◆ **INFORMATION PROVIDED**

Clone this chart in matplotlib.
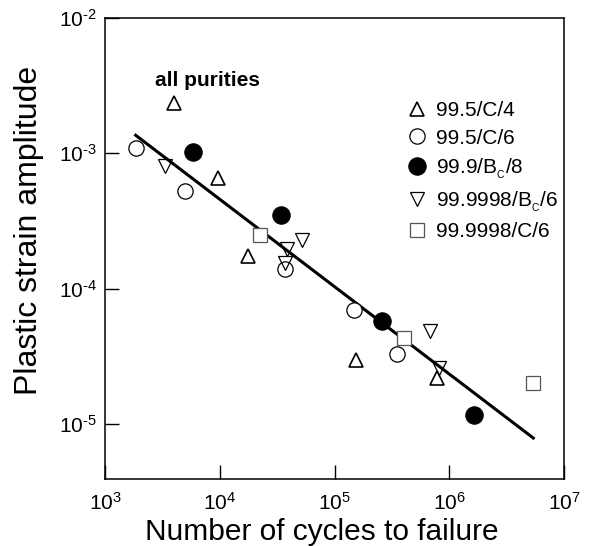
import matplotlib
matplotlib.use("Agg")
import matplotlib.pyplot as plt
import numpy as np

plt.rcParams["font.family"] = ["Liberation Sans", "DejaVu Sans"]
plt.rcParams["mathtext.fontset"] = "custom"
plt.rcParams["mathtext.rm"] = "Liberation Sans"
plt.rcParams["mathtext.it"] = "Liberation Sans:italic"
plt.rcParams["mathtext.bf"] = "Liberation Sans:bold"

# data (cycles to failure, plastic strain amplitude)
n_995_c4 = [3990, 9700, 1.77e4, 1.53e5, 7.87e5]
e_995_c4 = [2.37e-3, 6.53e-4, 1.74e-4, 2.98e-5, 2.19e-5]

n_995_c6 = [1850, 4980, 3.72e4, 1.49e5, 3.53e5]
e_995_c6 = [1.09e-3, 5.26e-4, 1.40e-4, 7.0e-5, 3.3e-5]

n_999_bc8 = [5810, 3.42e4, 2.58e5, 1.64e6]
e_999_bc8 = [1.03e-3, 3.50e-4, 5.73e-5, 1.16e-5]

n_9999_bc6 = [3360, 5.21e4, 3.83e4, 3.72e4, 6.84e5, 8.15e5]
e_9999_bc6 = [8.06e-4, 2.29e-4, 1.95e-4, 1.55e-4, 4.83e-5, 2.59e-5]

n_9999_c6 = [2.24e4, 4.04e5, 5.33e6]
e_9999_c6 = [2.51e-4, 4.32e-5, 2.0e-5]

fit_n = [1850, 5.4e6]
fit_e = [1.36e-3, 7.87e-6]

xticks = [1e3, 1e4, 1e5, 1e6, 1e7]
xlabels = [r"$\mathregular{10^{3}}$", r"$\mathregular{10^{4}}$", r"$\mathregular{10^{5}}$",
           r"$\mathregular{10^{6}}$", r"$\mathregular{10^{7}}$"]
yticks = [1e-5, 1e-4, 1e-3, 1e-2]
# short hyphen (U+2010) instead of the long math minus
ylabels = ["$\\mathregular{10^{\u20105}}$", "$\\mathregular{10^{\u20104}}$",
           "$\\mathregular{10^{\u20103}}$", "$\\mathregular{10^{\u20102}}$"]

fig = plt.figure(figsize=(5.94, 5.46), dpi=100)
ax = fig.add_axes([0.1768, 0.1227, 0.7727, 0.8443])

ax.plot(fit_n, fit_e, color="black", lw=2.2, zorder=1)

ax.plot(n_995_c4, e_995_c4, "^", ms=10, mfc="white", mec="black", mew=1.2,
        ls="none", label="99.5/C/4", zorder=3)
ax.plot(n_995_c6, e_995_c6, "o", ms=11, mfc="white", mec="black", mew=0.9,
        ls="none", label="99.5/C/6", zorder=3)
ax.plot(n_999_bc8, e_999_bc8, "o", ms=12.5, mfc="black", mec="black", mew=0.8,
        ls="none", label=r"99.9/B$_{{}_\mathregular{C}}$/8", zorder=3)
ax.plot(n_9999_bc6, e_9999_bc6, "v", ms=10, mfc="none", mec="black", mew=0.9,
        ls="none", label=r"99.9998/B$_{{}_\mathregular{C}}$/6", zorder=3)
ax.plot(n_9999_c6, e_9999_c6, "s", ms=9.5, mfc="white", mec="#555555", mew=0.9,
        ls="none", label="99.9998/C/6", zorder=2)

ax.set_xscale("log")
ax.set_yscale("log")
ax.set_xlim(1e3, 1e7)
ax.set_ylim(10 ** -5.407, 1e-2)

ax.set_xticks(xticks)
ax.set_xticklabels(xlabels)
ax.set_yticks(yticks)
ax.set_yticklabels(ylabels)
ax.minorticks_off()
ax.tick_params(direction="in", length=10, width=1, labelsize=15)
ax.tick_params(axis="x", pad=9)
ax.tick_params(axis="y", pad=6)

for s in ax.spines.values():
    s.set_linewidth(1.1)

ax.set_xlabel("Number of cycles to failure", fontsize=21.5)
ax.xaxis.set_label_coords(0.473, -0.085)
ax.set_ylabel("Plastic strain amplitude", fontsize=23)
ax.yaxis.set_label_coords(-0.134, 0.54)

ax.text(0.108, 0.865, "all purities", transform=ax.transAxes, fontsize=15,
        fontweight="bold", ha="left", va="center")

ax.legend(loc="upper left", bbox_to_anchor=(0.658, 0.819), frameon=False,
          fontsize=15, handlelength=1.0, handletextpad=0.4, labelspacing=0.4,
          borderpad=0, borderaxespad=0)

fig.savefig("out.png", dpi=100)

◆ **WORK REQUIRED**
Without the pictures, copy the material exactly as given.

◆ **EXERCISE OUTPUT**
Clone this chart in matplotlib.
import matplotlib
matplotlib.use("Agg")
import matplotlib.pyplot as plt
import numpy as np

plt.rcParams["font.family"] = ["Liberation Sans", "DejaVu Sans"]
plt.rcParams["mathtext.fontset"] = "custom"
plt.rcParams["mathtext.rm"] = "Liberation Sans"
plt.rcParams["mathtext.it"] = "Liberation Sans:italic"
plt.rcParams["mathtext.bf"] = "Liberation Sans:bold"

# data (cycles to failure, plastic strain amplitude)
n_995_c4 = [3990, 9700, 1.77e4, 1.53e5, 7.87e5]
e_995_c4 = [2.37e-3, 6.53e-4, 1.74e-4, 2.98e-5, 2.19e-5]

n_995_c6 = [1850, 4980, 3.72e4, 1.49e5, 3.53e5]
e_995_c6 = [1.09e-3, 5.26e-4, 1.40e-4, 7.0e-5, 3.3e-5]

n_999_bc8 = [5810, 3.42e4, 2.58e5, 1.64e6]
e_999_bc8 = [1.03e-3, 3.50e-4, 5.73e-5, 1.16e-5]

n_9999_bc6 = [3360, 5.21e4, 3.83e4, 3.72e4, 6.84e5, 8.15e5]
e_9999_bc6 = [8.06e-4, 2.29e-4, 1.95e-4, 1.55e-4, 4.83e-5, 2.59e-5]

n_9999_c6 = [2.24e4, 4.04e5, 5.33e6]
e_9999_c6 = [2.51e-4, 4.32e-5, 2.0e-5]

fit_n = [1850, 5.4e6]
fit_e = [1.36e-3, 7.87e-6]

xticks = [1e3, 1e4, 1e5, 1e6, 1e7]
xlabels = [r"$\mathregular{10^{3}}$", r"$\mathregular{10^{4}}$", r"$\mathregular{10^{5}}$",
           r"$\mathregular{10^{6}}$", r"$\mathregular{10^{7}}$"]
yticks = [1e-5, 1e-4, 1e-3, 1e-2]
# short hyphen (U+2010) instead of the long math minus
ylabels = ["$\\mathregular{10^{\u20105}}$", "$\\mathregular{10^{\u20104}}$",
           "$\\mathregular{10^{\u20103}}$", "$\\mathregular{10^{\u20102}}$"]

fig = plt.figure(figsize=(5.94, 5.46), dpi=100)
ax = fig.add_axes([0.1768, 0.1227, 0.7727, 0.8443])

ax.plot(fit_n, fit_e, color="black", lw=2.2, zorder=1)

ax.plot(n_995_c4, e_995_c4, "^", ms=10, mfc="white", mec="black", mew=1.2,
        ls="none", label="99.5/C/4", zorder=3)
ax.plot(n_995_c6, e_995_c6, "o", ms=11, mfc="white", mec="black", mew=0.9,
        ls="none", label="99.5/C/6", zorder=3)
ax.plot(n_999_bc8, e_999_bc8, "o", ms=12.5, mfc="black", mec="black", mew=0.8,
        ls="none", label=r"99.9/B$_{{}_\mathregular{C}}$/8", zorder=3)
ax.plot(n_9999_bc6, e_9999_bc6, "v", ms=10, mfc="none", mec="black", mew=0.9,
        ls="none", label=r"99.9998/B$_{{}_\mathregular{C}}$/6", zorder=3)
ax.plot(n_9999_c6, e_9999_c6, "s", ms=9.5, mfc="white", mec="#555555", mew=0.9,
        ls="none", label="99.9998/C/6", zorder=2)

ax.set_xscale("log")
ax.set_yscale("log")
ax.set_xlim(1e3, 1e7)
ax.set_ylim(10 ** -5.407, 1e-2)

ax.set_xticks(xticks)
ax.set_xticklabels(xlabels)
ax.set_yticks(yticks)
ax.set_yticklabels(ylabels)
ax.minorticks_off()
ax.tick_params(direction="in", length=10, width=1, labelsize=15)
ax.tick_params(axis="x", pad=9)
ax.tick_params(axis="y", pad=6)

for s in ax.spines.values():
    s.set_linewidth(1.1)

ax.set_xlabel("Number of cycles to failure", fontsize=21.5)
ax.xaxis.set_label_coords(0.473, -0.085)
ax.set_ylabel("Plastic strain amplitude", fontsize=23)
ax.yaxis.set_label_coords(-0.134, 0.54)

ax.text(0.108, 0.865, "all purities", transform=ax.transAxes, fontsize=15,
        fontweight="bold", ha="left", va="center")

ax.legend(loc="upper left", bbox_to_anchor=(0.658, 0.819), frameon=False,
          fontsize=15, handlelength=1.0, handletextpad=0.4, labelspacing=0.4,
          borderpad=0, borderaxespad=0)

fig.savefig("out.png", dpi=100)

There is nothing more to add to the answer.